**DATASET EXTRACT**
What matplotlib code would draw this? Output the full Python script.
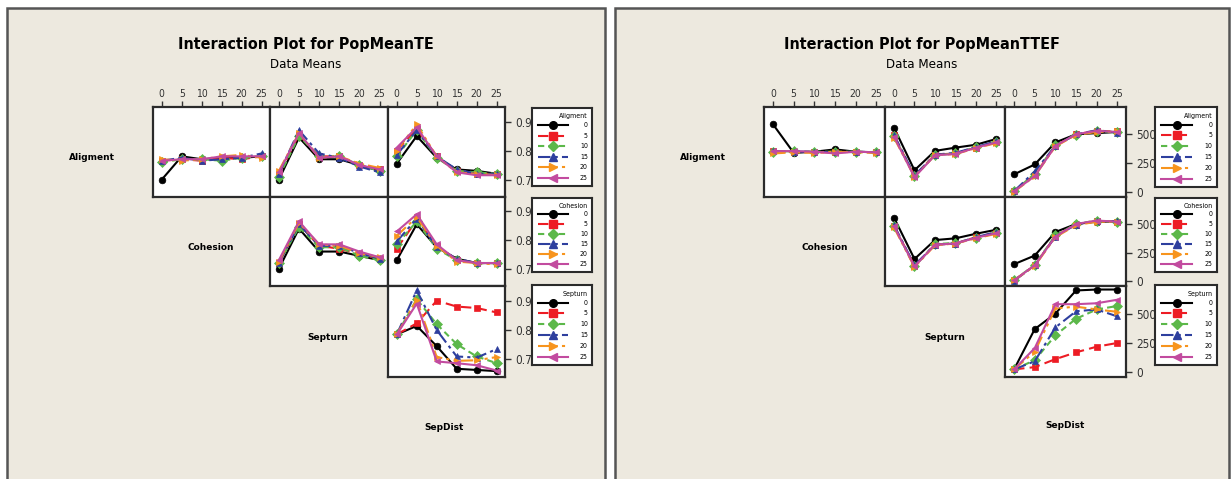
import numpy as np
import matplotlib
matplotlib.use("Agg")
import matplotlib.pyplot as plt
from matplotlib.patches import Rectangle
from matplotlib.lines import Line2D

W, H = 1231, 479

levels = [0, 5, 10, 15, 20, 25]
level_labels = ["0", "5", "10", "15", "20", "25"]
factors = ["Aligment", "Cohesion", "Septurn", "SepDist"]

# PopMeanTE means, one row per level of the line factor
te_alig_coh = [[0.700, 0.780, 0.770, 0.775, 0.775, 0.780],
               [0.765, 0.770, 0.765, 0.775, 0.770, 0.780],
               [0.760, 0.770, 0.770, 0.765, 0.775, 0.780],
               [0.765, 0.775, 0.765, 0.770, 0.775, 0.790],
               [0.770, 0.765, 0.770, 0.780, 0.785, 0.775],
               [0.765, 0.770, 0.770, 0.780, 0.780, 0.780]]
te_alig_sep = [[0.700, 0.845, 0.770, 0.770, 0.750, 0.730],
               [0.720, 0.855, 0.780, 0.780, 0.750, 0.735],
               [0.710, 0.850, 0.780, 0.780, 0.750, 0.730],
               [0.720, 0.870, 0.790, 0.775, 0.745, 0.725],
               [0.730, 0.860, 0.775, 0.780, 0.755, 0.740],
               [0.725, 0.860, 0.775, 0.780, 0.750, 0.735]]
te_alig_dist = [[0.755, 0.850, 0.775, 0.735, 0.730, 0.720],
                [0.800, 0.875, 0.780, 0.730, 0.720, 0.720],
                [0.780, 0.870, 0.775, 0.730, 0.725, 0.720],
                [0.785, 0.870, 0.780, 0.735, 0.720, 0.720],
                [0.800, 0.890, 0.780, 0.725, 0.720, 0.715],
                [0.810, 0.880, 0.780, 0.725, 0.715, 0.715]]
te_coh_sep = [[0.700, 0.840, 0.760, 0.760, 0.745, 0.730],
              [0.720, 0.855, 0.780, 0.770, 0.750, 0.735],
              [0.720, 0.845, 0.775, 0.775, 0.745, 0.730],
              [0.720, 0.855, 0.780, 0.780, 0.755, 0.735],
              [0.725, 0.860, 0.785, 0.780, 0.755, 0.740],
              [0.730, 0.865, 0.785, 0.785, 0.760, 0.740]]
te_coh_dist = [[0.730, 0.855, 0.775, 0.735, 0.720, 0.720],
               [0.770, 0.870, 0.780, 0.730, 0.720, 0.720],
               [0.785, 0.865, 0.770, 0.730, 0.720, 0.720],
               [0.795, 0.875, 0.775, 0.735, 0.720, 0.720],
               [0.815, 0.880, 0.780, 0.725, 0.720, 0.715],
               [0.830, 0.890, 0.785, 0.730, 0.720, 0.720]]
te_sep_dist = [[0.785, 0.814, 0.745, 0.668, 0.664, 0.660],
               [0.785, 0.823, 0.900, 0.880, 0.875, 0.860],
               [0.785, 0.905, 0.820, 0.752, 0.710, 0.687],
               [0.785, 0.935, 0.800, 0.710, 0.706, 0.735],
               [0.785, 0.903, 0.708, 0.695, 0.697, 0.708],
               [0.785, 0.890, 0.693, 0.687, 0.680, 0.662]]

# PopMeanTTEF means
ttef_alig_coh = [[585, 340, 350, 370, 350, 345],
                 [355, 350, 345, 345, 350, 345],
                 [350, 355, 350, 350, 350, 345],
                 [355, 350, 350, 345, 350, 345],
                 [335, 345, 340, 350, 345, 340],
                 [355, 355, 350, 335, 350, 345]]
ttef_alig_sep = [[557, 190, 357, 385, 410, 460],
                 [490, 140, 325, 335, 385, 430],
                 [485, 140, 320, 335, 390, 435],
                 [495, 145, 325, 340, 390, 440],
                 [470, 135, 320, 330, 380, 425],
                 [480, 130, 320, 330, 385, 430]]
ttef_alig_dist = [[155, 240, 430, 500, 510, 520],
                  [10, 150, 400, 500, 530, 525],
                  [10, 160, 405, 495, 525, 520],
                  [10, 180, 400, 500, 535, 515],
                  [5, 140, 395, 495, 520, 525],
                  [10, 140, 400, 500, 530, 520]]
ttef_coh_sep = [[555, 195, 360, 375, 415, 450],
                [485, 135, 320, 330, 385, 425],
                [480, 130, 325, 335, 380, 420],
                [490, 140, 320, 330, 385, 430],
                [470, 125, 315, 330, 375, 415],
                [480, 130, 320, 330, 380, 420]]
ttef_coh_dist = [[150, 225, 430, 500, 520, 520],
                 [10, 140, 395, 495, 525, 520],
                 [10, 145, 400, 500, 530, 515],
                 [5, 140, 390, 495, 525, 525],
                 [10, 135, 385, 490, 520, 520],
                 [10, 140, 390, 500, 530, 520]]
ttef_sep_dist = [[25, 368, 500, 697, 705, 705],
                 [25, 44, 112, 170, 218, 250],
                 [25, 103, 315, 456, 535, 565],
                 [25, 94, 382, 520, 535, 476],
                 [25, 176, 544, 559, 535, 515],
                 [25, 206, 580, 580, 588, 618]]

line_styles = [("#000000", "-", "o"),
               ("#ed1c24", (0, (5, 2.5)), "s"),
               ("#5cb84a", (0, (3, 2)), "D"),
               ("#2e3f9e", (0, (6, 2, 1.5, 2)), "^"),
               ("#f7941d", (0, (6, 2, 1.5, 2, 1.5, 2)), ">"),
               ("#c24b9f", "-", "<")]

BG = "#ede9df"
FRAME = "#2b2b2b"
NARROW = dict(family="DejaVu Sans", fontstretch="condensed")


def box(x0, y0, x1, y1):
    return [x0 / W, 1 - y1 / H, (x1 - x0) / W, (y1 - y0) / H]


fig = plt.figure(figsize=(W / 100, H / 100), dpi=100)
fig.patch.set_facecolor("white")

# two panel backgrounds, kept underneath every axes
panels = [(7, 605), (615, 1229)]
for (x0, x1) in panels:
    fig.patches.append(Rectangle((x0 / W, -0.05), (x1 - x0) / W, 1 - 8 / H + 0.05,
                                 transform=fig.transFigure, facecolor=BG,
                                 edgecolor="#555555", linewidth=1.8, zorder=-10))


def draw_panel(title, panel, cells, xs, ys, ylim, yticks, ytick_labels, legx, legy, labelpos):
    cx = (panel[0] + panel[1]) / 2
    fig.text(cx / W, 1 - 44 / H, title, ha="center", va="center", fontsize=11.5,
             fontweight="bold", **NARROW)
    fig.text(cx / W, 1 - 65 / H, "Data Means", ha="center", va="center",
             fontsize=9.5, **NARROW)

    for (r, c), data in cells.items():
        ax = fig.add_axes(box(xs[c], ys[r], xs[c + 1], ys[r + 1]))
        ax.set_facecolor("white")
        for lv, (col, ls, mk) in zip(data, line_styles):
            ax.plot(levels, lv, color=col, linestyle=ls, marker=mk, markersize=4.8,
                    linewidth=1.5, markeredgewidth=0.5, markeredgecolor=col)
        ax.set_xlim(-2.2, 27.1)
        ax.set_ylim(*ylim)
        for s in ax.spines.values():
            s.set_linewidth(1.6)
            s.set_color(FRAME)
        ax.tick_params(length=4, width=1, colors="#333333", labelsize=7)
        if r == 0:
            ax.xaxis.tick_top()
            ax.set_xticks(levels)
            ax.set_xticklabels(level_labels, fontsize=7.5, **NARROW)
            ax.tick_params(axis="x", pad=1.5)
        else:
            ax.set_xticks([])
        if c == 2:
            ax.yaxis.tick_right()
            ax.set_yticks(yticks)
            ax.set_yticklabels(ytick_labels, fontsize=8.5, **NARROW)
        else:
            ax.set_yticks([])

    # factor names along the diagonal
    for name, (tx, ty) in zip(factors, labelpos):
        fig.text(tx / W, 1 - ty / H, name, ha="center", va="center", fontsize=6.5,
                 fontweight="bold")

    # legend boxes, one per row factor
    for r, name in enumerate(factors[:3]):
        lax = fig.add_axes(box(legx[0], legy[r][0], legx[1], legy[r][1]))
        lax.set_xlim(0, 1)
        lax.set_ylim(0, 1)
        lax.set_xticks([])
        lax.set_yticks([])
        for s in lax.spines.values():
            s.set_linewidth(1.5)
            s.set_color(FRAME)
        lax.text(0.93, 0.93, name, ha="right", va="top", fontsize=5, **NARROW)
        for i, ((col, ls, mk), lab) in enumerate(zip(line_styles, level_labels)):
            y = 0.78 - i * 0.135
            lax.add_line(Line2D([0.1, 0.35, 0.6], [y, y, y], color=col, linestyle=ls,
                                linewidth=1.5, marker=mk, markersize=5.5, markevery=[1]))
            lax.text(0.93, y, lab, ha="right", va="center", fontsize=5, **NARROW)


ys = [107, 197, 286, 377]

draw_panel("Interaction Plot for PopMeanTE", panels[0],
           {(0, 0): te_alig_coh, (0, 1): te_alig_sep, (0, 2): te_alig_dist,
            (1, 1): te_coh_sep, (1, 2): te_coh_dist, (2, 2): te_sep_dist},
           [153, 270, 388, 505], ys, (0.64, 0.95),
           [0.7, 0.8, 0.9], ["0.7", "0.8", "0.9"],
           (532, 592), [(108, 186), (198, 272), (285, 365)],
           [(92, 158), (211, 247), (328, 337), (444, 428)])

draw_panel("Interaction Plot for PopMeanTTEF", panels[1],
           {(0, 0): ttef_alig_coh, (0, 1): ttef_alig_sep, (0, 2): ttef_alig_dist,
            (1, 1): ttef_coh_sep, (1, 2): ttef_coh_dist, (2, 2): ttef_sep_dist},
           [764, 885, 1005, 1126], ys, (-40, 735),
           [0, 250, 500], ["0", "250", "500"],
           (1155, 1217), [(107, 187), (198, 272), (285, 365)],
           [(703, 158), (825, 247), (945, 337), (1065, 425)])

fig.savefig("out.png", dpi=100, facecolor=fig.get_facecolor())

**GIVEN TASK**
Skip every picture and return the lines above from the top through the one that contains "W, H = 1231, 479".

**EXPECTED ANSWER**
What matplotlib code would draw this? Output the full Python script.
import numpy as np
import matplotlib
matplotlib.use("Agg")
import matplotlib.pyplot as plt
from matplotlib.patches import Rectangle
from matplotlib.lines import Line2D

W, H = 1231, 479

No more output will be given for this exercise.